Les Bienheureux : Générations sacrifiées

 Les Bienheureux : Générations sacrifiées

Pierre Aam – Liaison cinemathographique


MAGAZINE DECEMBRE 2017


Le premier long-métrage de Sofia Djama, primée en 2012 pour son court-métrage “Mollement, un samedi matin”, se penche sur le conflit des générations en Algérie, au sortir de la guerre civile. 


Lui est un gynécologue installé qui pratique toutefois des avortements clandestins. Elle est maître de conférences à l’université d’Alger. Amal et Samir, des bourgeois proches de la cinquantaine, s’apprêtent à ­fêter leur vingtième anniversaire de mariage. Tout semble aller pour le mieux, mais sous le vernis apparent de leur réussite sociale se cachent les échecs d’une génération qui n’a pas su faire évoluer la société. Une génération qui, à la fin des années 1980, avait tenté de mettre fin au régime du parti unique, et qui, trente plus tard, laisse en héritage à ses enfants une société meurtrie, divisée et sans avenir. C’est ainsi que Fahim, le fils du couple, ­préfère tuer le temps avec ses amis, et fuir son désœuvrement grâce à la drogue et à la religion.



Un mal de vivre collectif


La réalisatrice Sofia Djama dresse un constat amer de cette confrontation intergénérationnelle : celui d’une incompréhension mutuelle entre des parents militants de gauche, tendance laïque, et des jeunes à la philosophie moins identifiée, faite d’emprunts parcellaires aux discours dominants de la société de consommation et de la religion. Un constat qui met aussi en ­lumière que la seule chose en partage reste ce mal de vivre collectif. Et l’idée qu’on survit plus qu’on ne vit.

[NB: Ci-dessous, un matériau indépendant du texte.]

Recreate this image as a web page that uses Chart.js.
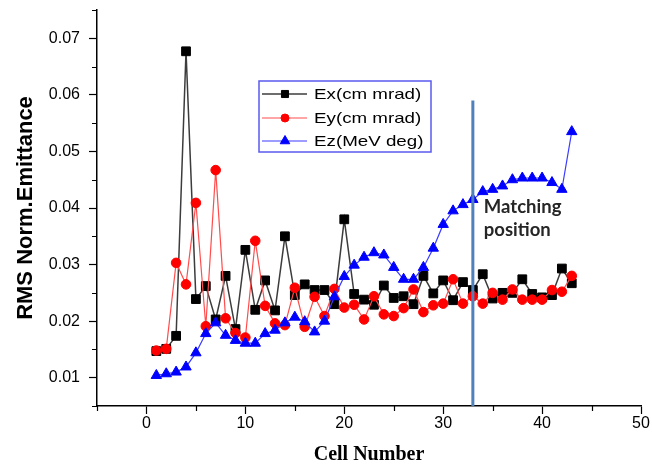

Amal ressasse ainsi son choix, qu’elle juge regrettable, de ne pas avoir quitté le pays dans les années 1990, transposant son désir d’exil sur son fils qui n’en a que faire. Feriel, une amie de Fahim, éprouve, elle, dans sa chair, la mort de sa mère tuée lors de la guerre civile. Dans ce contexte, la célébration des noces de ­porcelaine du couple tourne au règlement de comptes. Avec son titre ironique à double tranchant qui joue sur la situation sociale de la plupart de ses protagonistes, ce premier long-métrage de la réalisatrice Sofia Djama ne s’embarrasse pas de précautions d’usage.



Eblouissante Lyna Khoudri


Si le style est moins affirmé que chez Karim Moussaoui (En attendant les hirondelles), Tariq Teguia (Révolution Zendj) ou Narimane Mari Benamer (Loubia Hamra), le spleen tchékhovien des personnages est néanmoins très semblable. Un mélange de défaite, d’ennui et cette sensation que tout leur échappe dans un monde qui n’en finit pas de s’écrouler. Cette atmosphère de ­déliquescence, assez symptomatique de notre époque, est ici parfaitement rendue, en particulier parce que le choix est fait de dérouler l’action sur une journée et une nuit. Sorte de photogramme prélevé, un peu par hasard, sur la réalité du pays en 2017.


Saluons enfin la performance remarquable de Lyna Khoudri, récompensée en 2017 à la Mostra de Venise, et qui interprète la jeune Feriel. Un personnage d’autant plus fort qu’il est au plus proche du ressenti personnel de la réalisatrice, apportant, dans le contexte morose du scénario, une petite lueur d’espoir.